I wrote recently about how an old friend sent me the Canon EOS T4i. I had been hankering for the T2i, and then the T3i. The T4i was really out of my price range as I continue to struggle with the mundane crap like paying my bills.
However, the T4i arrived from a friend in a small brown square box from B&H Photo and I was overjoyed. When you are working, and have a steady income (as I once did – 13 years ago) a $850 camera is just no big deal. There was a period when I couldn’t even buy a lens (the Leica days) for that amount of lucre.
But those days are long gone. And I’ve spent a tremendous amount of time and energy keeping my head above water. Right now I’m breathing through the tip of my long nose.
However – this isn’t about cash flow. This is about how some of us simply need a new camera every once in a while, or some sort of new gadget, to crank up the imagination and get going again. Frankly, he could have sent the T2 and I expect I would have had the same reaction, which was that suddenly I began putting the camera somewhere that I would see it before going out on errands, and soon I was taking it with me everywhere again.
And this isn’t to say that the new pictures are any good. My percentage of keepers to garbage has always been about the same, and it isn’t a high number. I used to think that if I got one good shot on a roll of 36 (or 37) I was in good shape. That’s when I was in street shooting mode.
Static work on a tripod was a different thing altogether. If you didn’t have a decent keeper to exposure ratio, maybe one decent shot for every 10 shots – then you just weren’t any good.
At any rate – with the new street camera (yes, for me the T4i is a street camera) going along with me wherever I go, my imagination perks up, and the number of shots taken during a day increases, and I rediscover the fun part of photography. I think that’s the surprises you pick up as you walk to UPS or wait for your lunch at the bodega.

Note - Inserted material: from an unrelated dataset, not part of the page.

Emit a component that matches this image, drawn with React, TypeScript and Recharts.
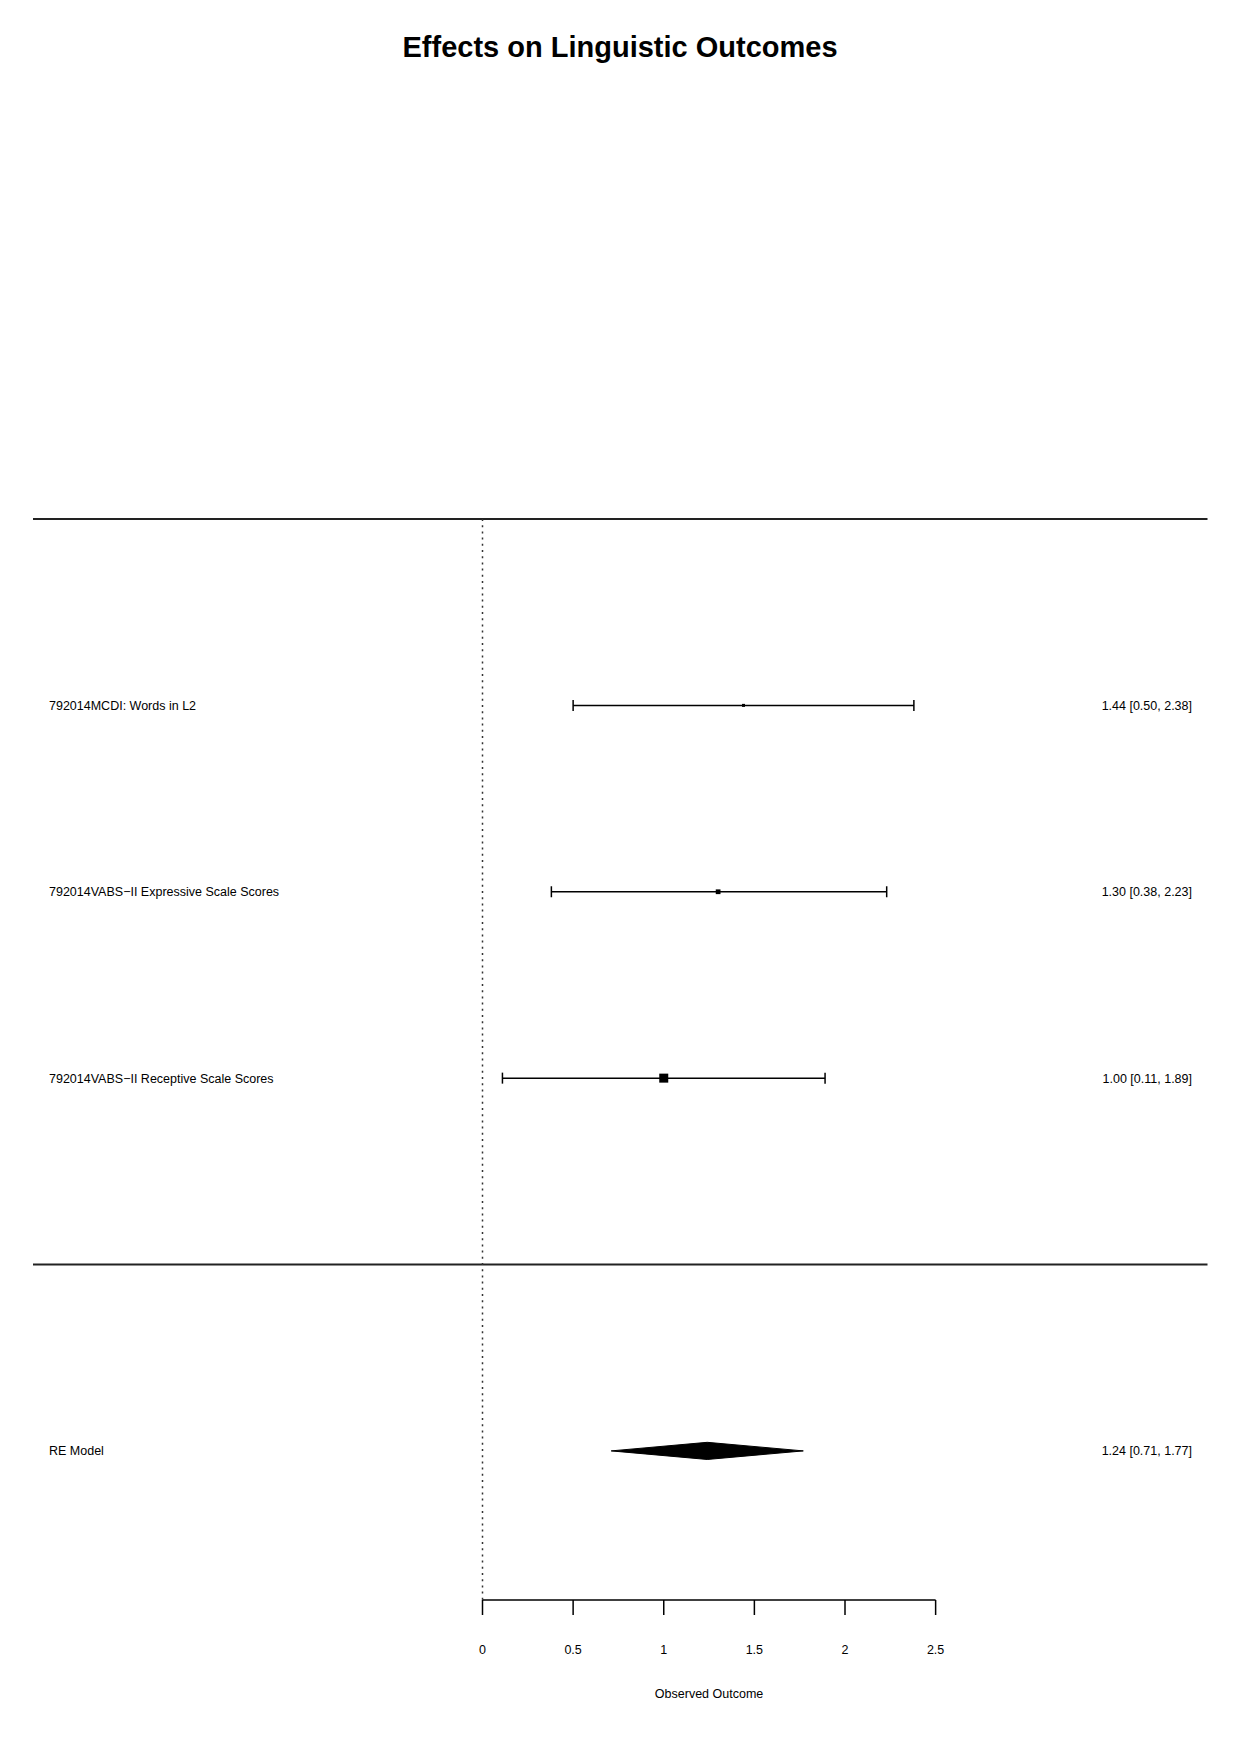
import {
  ComposedChart,
  XAxis,
  YAxis,
  Scatter,
  ErrorBar,
  Area,
  ReferenceLine,
  Label,
} from "recharts";

// forest plot: three outcomes from one study + random-effects summary
const studies = [
  "792014MCDI: Words in L2",
  "792014VABS\u2212II Expressive Scale Scores",
  "792014VABS\u2212II Receptive Scale Scores",
];
const estimates = [1.44, 1.3, 1.0];
const ciLower = [0.5, 0.38, 0.11];
const ciUpper = [2.38, 2.23, 1.89];
const studyRows = [3, 2, 1];

const summaryLabel = "RE Model";
const summaryEst = 1.24;
const summaryLo = 0.71;
const summaryHi = 1.77;
const summaryRow = -1;

const xTicks = [0, 0.5, 1, 1.5, 2, 2.5];

const FONT = '"Liberation Sans", Arial, Helvetica, sans-serif';
const X_DOMAIN: [number, number] = [-2.48, 4.0];
const Y_DOMAIN: [number, number] = [-1.8, 4];
const MIN_SQ = 3;
const MAX_SQ = 9;
const DIAMOND_HALF = 0.046;
const TEXT_SIZE = 12.5;

const fmt = (e: number, l: number, h: number) =>
  `${e.toFixed(2)} [${l.toFixed(2)}, ${h.toFixed(2)}]`;

// square size scaled like metafor: by 1/se, min..max
const wi = estimates.map((_, i) => 3.92 / (ciUpper[i] - ciLower[i]));
const wMin = Math.min(...wi);
const wMax = Math.max(...wi);

const studyData = studies.map((name, i) => ({
  name,
  x: estimates[i],
  y: studyRows[i],
  err: [estimates[i] - ciLower[i], ciUpper[i] - estimates[i]],
  psize: (wi[i] - wMin) / (wMax - wMin),
}));

const diamondData = [
  { x: summaryLo, band: [summaryRow, summaryRow] },
  { x: summaryEst, band: [summaryRow - DIAMOND_HALF, summaryRow + DIAMOND_HALF] },
  { x: summaryHi, band: [summaryRow, summaryRow] },
];

const leftText: Record<number, string> = { [summaryRow]: summaryLabel };
const rightText: Record<number, string> = {
  [summaryRow]: fmt(summaryEst, summaryLo, summaryHi),
};
studies.forEach((s, i) => {
  leftText[studyRows[i]] = s;
  rightText[studyRows[i]] = fmt(estimates[i], ciLower[i], ciUpper[i]);
});
const labelRows = [...studyRows, summaryRow];

const Square = (props: any) => {
  const { cx, cy, payload } = props;
  const s = MIN_SQ + payload.psize * (MAX_SQ - MIN_SQ);
  return <rect x={cx - s / 2} y={cy - s / 2} width={s} height={s} fill="#000" />;
};

export default function App() {
  return (
    <div
      style={{
        position: "absolute",
        left: 0,
        top: 0,
        width: 1240,
        height: 1753,
        background: "#fff",
        fontFamily: FONT,
      }}
    >
      <div
        style={{
          position: "absolute",
          left: 0,
          top: 33,
          width: 1240,
          textAlign: "center",
          fontSize: 29,
          fontWeight: 700,
          lineHeight: "29px",
          color: "#000",
        }}
      >
        Effects on Linguistic Outcomes
      </div>
      <ComposedChart
        width={1240}
        height={1753}
        margin={{ top: 519, right: 32.5, bottom: 53, left: 33 }}
        style={{ fontFamily: FONT }}
      >
        <XAxis
          type="number"
          dataKey="x"
          domain={X_DOMAIN}
          allowDataOverflow
          ticks={xTicks}
          interval={0}
          axisLine={false}
          tickSize={15}
          tickMargin={30}
          height={100}
          tickLine={{ stroke: "#000", strokeWidth: 1.5 }}
          tick={{ fill: "#000", fontSize: TEXT_SIZE }}
        />
        <YAxis
          yAxisId="left"
          type="number"
          dataKey="y"
          domain={Y_DOMAIN}
          allowDataOverflow
          ticks={labelRows}
          interval={0}
          mirror
          width={500}
          axisLine={false}
          tickLine={false}
          tickSize={0}
          tickMargin={16}
          tickFormatter={(v: number) => leftText[v] ?? ""}
          tick={{ fill: "#000", fontSize: TEXT_SIZE }}
        />
        <YAxis
          yAxisId="right"
          orientation="right"
          type="number"
          dataKey="y"
          domain={Y_DOMAIN}
          allowDataOverflow
          ticks={labelRows}
          interval={0}
          mirror
          width={500}
          axisLine={false}
          tickLine={false}
          tickSize={0}
          tickMargin={15.5}
          tickFormatter={(v: number) => rightText[v] ?? ""}
          tick={{ fill: "#000", fontSize: TEXT_SIZE }}
        />
        <ReferenceLine yAxisId="left" y={Y_DOMAIN[1]} stroke="#222" strokeWidth={2} />
        <ReferenceLine yAxisId="left" y={0} stroke="#222" strokeWidth={2} />
        <ReferenceLine
          yAxisId="left"
          segment={[
            { x: 0, y: Y_DOMAIN[1] },
            { x: 0, y: Y_DOMAIN[0] },
          ]}
          stroke="#333"
          strokeWidth={1.5}
          strokeDasharray="2 4.2"
        />
        <ReferenceLine
          yAxisId="left"
          segment={[
            { x: xTicks[0], y: Y_DOMAIN[0] },
            { x: xTicks[xTicks.length - 1], y: Y_DOMAIN[0] },
          ]}
          stroke="#000"
          strokeWidth={1.5}
        >
          <Label value="Observed Outcome" position="bottom" offset={89} fill="#000" fontSize={TEXT_SIZE} />
        </ReferenceLine>
        <Area
          yAxisId="left"
          data={diamondData}
          dataKey="band"
          type="linear"
          stroke="#000"
          strokeWidth={1}
          fill="#000"
          fillOpacity={1}
          dot={false}
          activeDot={false}
          isAnimationActive={false}
        />
        <Scatter
          yAxisId="left"
          data={studyData}
          shape={Square}
          isAnimationActive={false}
        >
          <ErrorBar
            dataKey="err"
            direction="x"
            width={5.5}
            stroke="#000"
            strokeWidth={1.5}
            isAnimationActive={false}
          />
        </Scatter>
      </ComposedChart>
    </div>
  );
}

Slowly the camera begins to feel like it’s a part of you, or at least part of your arm, and you annoy people (even friends and family) by shooting while they’re telling you a story. When you get to that point where you are annoying both friends and strangers – you are back in the groove and it is jsut about having a new toy to play with.
I suspect that I’m not the only one to need that sort of kick in the pants. And though I can’t say I’ve taken any classic timeless images yet with the new camera (it’s only been a few days after all) but I have about 1000 new RAW files to go through. Thank you for that, James (I will give you an alias) as I don’t think you want people to know what you did for me, and it is also a biblical name.